O tempo reservado para a viagem pertence aos dedos nervosos que passam pela tela do celular. Seria uma substituição pelo e-book? Não ao certo. Basta esticar o olho para ver que a leitura é do conteúdo que circula pelas redes sociais.

A maioria lê livros de concurso, literatura técnica ou obras religiosas. Nesta semana, encontrei um senhor com “1822”, de Laurentino Gomes. Resolvi puxar conversa. Li o romance histórico de narrativa envolvente. Tinha, portanto, assunto. Fui delicadamente cortado.

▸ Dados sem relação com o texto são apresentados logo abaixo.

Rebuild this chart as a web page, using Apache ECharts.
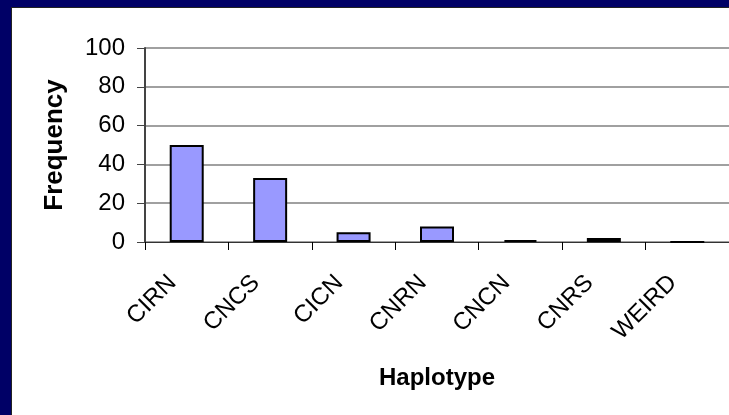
<!DOCTYPE html>
<html>
<head>
<meta charset="utf-8">
<script src="https://cdn.jsdelivr.net/npm/echarts@6/dist/echarts.min.js"></script>
<style>
html, body { margin: 0; padding: 0; background: #000066; width: 729px; height: 415px; overflow: hidden; }
#main { position: absolute; left: 11px; top: 7px; width: 717px; height: 407px; background: #fff; border-left: 1px solid #222; border-top: 1px solid #222; }
</style>
</head>
<body>
<div id="main"></div>
<script>
// haplotype counts
var haplotypes = ['CIRN', 'CNCS', 'CICN', 'CNRN', 'CNCN', 'CNRS', 'WEIRD'];
var frequency = [50, 33, 5, 8, 1, 2, 0];
var yTicks = [0, 20, 40, 60, 80, 100];

var font = 'Arial, "Liberation Sans", sans-serif';

var option = {
    animation: false,
    grid: { left: 133, top: 40, right: 0, bottom: 173 },
    xAxis: {
        type: 'category',
        data: haplotypes,
        name: 'Haplotype',
        nameLocation: 'middle',
        nameGap: 124,
        nameTextStyle: { fontFamily: font, fontSize: 24, fontWeight: 'bold', color: '#000' },
        axisLine: { lineStyle: { color: '#333', width: 1 } },
        axisTick: { show: true, length: 8, lineStyle: { color: '#000' } },
        axisLabel: { rotate: 45, margin: 23, padding: [0, 20, 0, 0], fontFamily: font, fontSize: 24, color: '#000' }
    },
    yAxis: {
        type: 'value',
        min: yTicks[0],
        max: yTicks[yTicks.length - 1],
        interval: 20,
        name: 'Frequency',
        nameLocation: 'middle',
        nameGap: 77,
        nameTextStyle: { fontFamily: font, fontSize: 26, fontWeight: 'bold', color: '#000' },
        axisLine: { show: true, lineStyle: { color: '#444', width: 2 } },
        axisTick: { show: true, length: 8, lineStyle: { color: '#444' } },
        axisLabel: { margin: 20, fontFamily: font, fontSize: 24, color: '#000' },
        splitLine: { lineStyle: { color: '#808080', width: 1.5 } }
    },
    series: [{
        type: 'bar',
        data: frequency,
        barWidth: 34,
        itemStyle: { color: '#9999ff', borderColor: '#000', borderWidth: 2 }
    }]
};

var myChart = echarts.init(document.getElementById('main'));
myChart.setOption(option);
</script>
</body>
</html>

Desculpe-me, mas preciso voltar à leitura. Reservo meus 90 minutos diários de metrô para manter minha meta de ler três livros por mês

Uau, 36 livros por ano (o índice per capita do brasileiro é 1,7 livro). Fiquei em estado de êxtase. Acho que consigo ler um livro por mês. Nunca fiz essa conta. Mas aquele senhor que educadamente me cortou tinha me provocado. Atualmente, estou viajando com a biografia de Rita Lee: leio em casa, no banheiro, no gramado e no metrô.

Provocado, puxei Rita Lee da mochila e comecei a ler imediatamente.

De repente, ficamos nós dois, lado a lado, no vagão daquele metrô, lendo. Parecia até uma performance. De repente, notei que uma moça do banco lateral nos observou com curiosidade. Tempos depois, após gostosas risadas com a narrativa de Rita, levanto os olhos e vejo aquela moça curiosa lendo “50 Tons de Cinzas”.

Mas “50 Tons de Cinzas” não vale!

Poderia me dizer algum leitor intelectual.

Meu querido, nesses tempos de livros empoeirados a serem vendidos por R$ 5, vale sim.
Pode abrir até um Paulo Coelho no metrô que a gente aplaude.

E olha que eu, ao contrário de alguns preconceituosos, tenho orgulho de dizer: eu li muito Paulo Coelho.